Petite difficulté, passer d’un intérieur à l’autre sans transition. Il faut donc que ce soit évident graphiquement. Aline vit dans un décor presque napoléonien, à l’occidentale. Brigitte Findakly a donc tout colorié un peu à la Gustave Doré. J’imagine qu’un vieux rabbin d’Alger ne peut se payer une grande maison avec fontaine. Je lui en fais cadeau parce que cela me fait plaisir.

“On se pince la joue, se prend par le cou, c’est très amusant”

Cet album est sans doute le moins destiné aux enfants de la série tant on y parle de sujets très théoriques. N’empêche, je pense toujours à eux. Je me dis continuellement : « Imagine qu’on ne lise pas tes bulles, comment faire pour que la page soit amusante à regarder ? » Par exemple, page 14, le chat vient voir Aline, lui fait un câlin. Cette dernière a peur qu’il lui tache sa robe. Zlabya en a marre, l’attrape par le cou. Lui, essaie de s’expliquer, lui fait un câlin. On comprend sans les mots.
Page 15, pas de chat, mais des oiseaux. Regardez les personnages, chez moi ils se tripotent beaucoup. Se pincent la joue, se prennent par le cou, dans les bras, se servent à boire. C’est très amusant.
Le vieux rabbin verse à boire en tenant le plateau sur le coude, s’assoit plus bas que le couple. Ça n’a aucune importance, mais un metteur en scène de théâtre dirait par exemple à son comédien : « Galère avec le plateau pendant que tu lui sers à boire, car cela dit quelque chose sur ton personnage. » Il y a mille manières d’accueillir les gens et elles en apprennent beaucoup sur vous.

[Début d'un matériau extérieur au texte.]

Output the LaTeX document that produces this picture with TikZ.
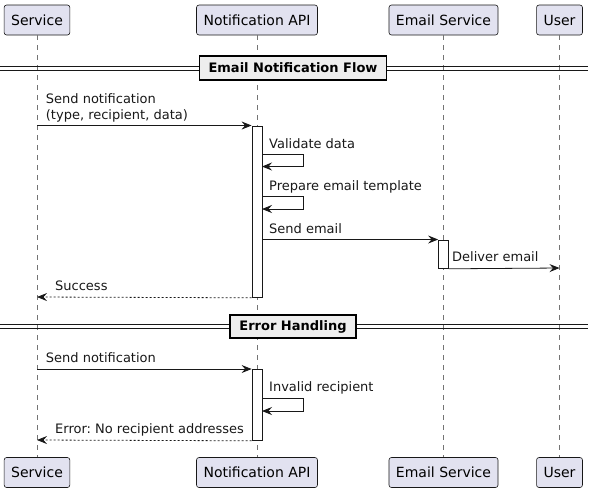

En fait, ici, cela doit aider à comprendre que, dans cette conversation, le plus emmerdé par leur problème, ce n’est pas Aline et Roger, mais le rabbin !
D’autant que le vieil homme est extrêmement maladroit. Plus loin, il conseillera au fiancé d’offrir à la promise la même robe qu’il vient d’offrir à une autre femme. Pour le rabbin c’est logique, il faut être gentil avec chacune. Alors que c’est bien sûr la dernière chose à faire. Là aussi, c’est une séquence classique du théâtre de vaudeville.